Criticism on 
"The Chimney Sweeper" (Songs of Innocence)
Notes 
- theme directs reader to think about exploitation of children
- (chimney sweeps could be bought for 7 years for less than the price of a terrier)
- the child tells his own story
- reveals the transforming power of the imagination 
- little boy ashamed because he has had his hair shaved off (for lice?)
- dream of heaven brings him happiness
- "So your chimneys"--addressed to middle/upper class reader poem ends with a moral
- but is the moral for the children or for the adults?
- alternative vision expressed in speaker's caring for other boys
- love, sense of shared identity
-Dacre - Possibly a reference to Lady Dacre's alms house, near Blake's own house at the time.
 Peter Butter comments further that the aged poor where admitted here "on condition that they
 could say the Creed and the ten commandments. They could foster (and sell) a poor child.

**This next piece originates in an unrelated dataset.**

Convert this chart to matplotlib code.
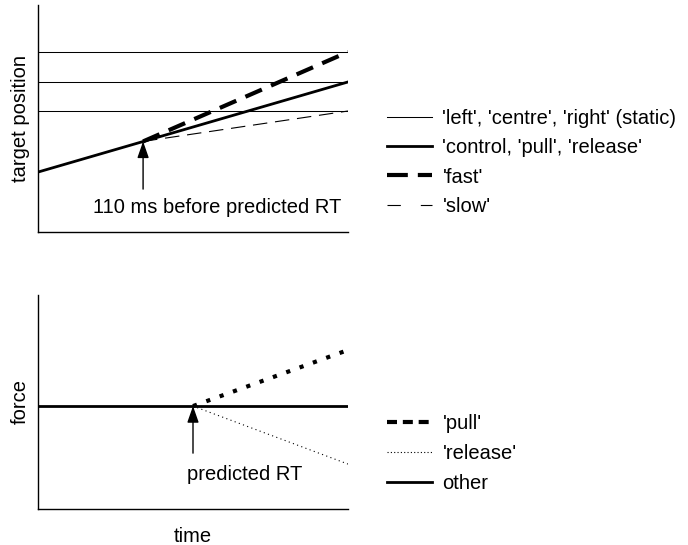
import matplotlib.pyplot as plt
from matplotlib.lines import Line2D

plt.rcParams['font.family'] = ['Liberation Sans', 'DejaVu Sans']

# top panel: target position over time (arbitrary units 0..1)
static_levels = [0.793, 0.661, 0.533]
control_x = [0.0, 1.0]
control_y = [0.264, 0.661]
branch_x = 0.339
branch_y = 0.399
fast_end = 0.793
slow_end = 0.533

# bottom panel: force over time
baseline_force = 0.481
rt_x = 0.5
pull_end = 0.743
release_end = 0.210

top_labels = ["'left', 'centre', 'right' (static)", "'control, 'pull', 'release'", "'fast'", "'slow'"]
bottom_labels = ["'pull'", "'release'", "other"]

FS = 14.5
fig = plt.figure(figsize=(6.88, 5.45), dpi=100)
ax1 = fig.add_axes([38 / 688, 1 - 232 / 545, 310 / 688, 227 / 545])
ax2 = fig.add_axes([38 / 688, 1 - 509 / 545, 310 / 688, 214 / 545])

for ax in (ax1, ax2):
    ax.set_xlim(0, 1)
    ax.set_ylim(0, 1)
    ax.spines['top'].set_visible(False)
    ax.spines['right'].set_visible(False)
    ax.spines['left'].set_linewidth(1.0)
    ax.spines['bottom'].set_linewidth(1.0)
    ax.set_xticks([])
    ax.set_yticks([])

# top panel
for lv in static_levels:
    ax1.plot([0, 1], [lv, lv], color='black', lw=0.75, solid_capstyle='butt')
ax1.plot(control_x, control_y, color='black', lw=2)
ax1.plot([branch_x, 1], [branch_y, fast_end], color='black', lw=3, dashes=(4.3, 2.4))
ax1.plot([branch_x, 1], [branch_y, slow_end], color='black', lw=0.8, dashes=(13, 7))
ax1.annotate('', xy=(branch_x, branch_y), xytext=(branch_x, branch_y - 0.21),
             arrowprops=dict(arrowstyle='-|>,head_length=1.0,head_width=0.35',
                             color='black', lw=1, shrinkA=0, shrinkB=0))
ax1.text(0.577, 0.106, '110 ms before predicted RT', ha='center', va='center', fontsize=FS)
ax1.set_ylabel('target position', fontsize=FS, labelpad=6)

h1 = [Line2D([], [], color='black', lw=0.75),
      Line2D([], [], color='black', lw=2),
      Line2D([], [], color='black', lw=3, dashes=(5, 2.4)),
      Line2D([], [], color='black', lw=0.8, dashes=(12, 18))]
fig.legend(h1, top_labels, loc='upper left', bbox_to_anchor=(387 / 688, 1 - 109 / 545),
           frameon=False, fontsize=FS, handlelength=2.25, handletextpad=0.5,
           labelspacing=0.51, borderaxespad=0, borderpad=0)

# bottom panel
ax2.plot([0, 1], [baseline_force, baseline_force], color='black', lw=2)
ax2.plot([rt_x, 1], [baseline_force, pull_end], color='black', lw=3, dashes=(1, 2.4))
ax2.plot([rt_x, 1], [baseline_force, release_end], color='black', lw=0.8, dashes=(1, 3))
ax2.annotate('', xy=(rt_x, baseline_force), xytext=(rt_x, baseline_force - 0.22),
             arrowprops=dict(arrowstyle='-|>,head_length=1.0,head_width=0.35',
                             color='black', lw=1, shrinkA=0, shrinkB=0))
ax2.text(0.668, 0.159, 'predicted RT', ha='center', va='center', fontsize=FS)
ax2.set_ylabel('force', fontsize=FS, labelpad=6)
ax2.set_xlabel('time', fontsize=FS, labelpad=13)

h2 = [Line2D([], [], color='black', lw=3, dashes=(2.4, 1.4)),
      Line2D([], [], color='black', lw=0.8, dashes=(1, 2)),
      Line2D([], [], color='black', lw=2)]
fig.legend(h2, bottom_labels, loc='upper left', bbox_to_anchor=(387 / 688, 1 - 414 / 545),
           frameon=False, fontsize=FS, handlelength=2.25, handletextpad=0.5,
           labelspacing=0.55, borderaxespad=0, borderpad=0)

fig.savefig('out.png', dpi=100)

        As in 'Holy Thursday' and 'The Little Black Boy', this child-monologue uses the child's innocent perspective to present what could be a biting and savage indictment of social and psychic repressiveness: the child's consoling vision of the pastoral after-life may be a glorious and 'innocent' celebration of Heaven, or it may equally well show the extent to which the child-speaker has been conditioned into acceptance of his slavery in this life. The references to the 'blackness' of the children, together with the dualistic references to black body/white soul, invites comparison with 'The Little Black Boy'. The imagery within stanzas Four and Five, of leaping and laughing children, washing in rivers and children on clouds, recurs throughout the Songs of Innocence.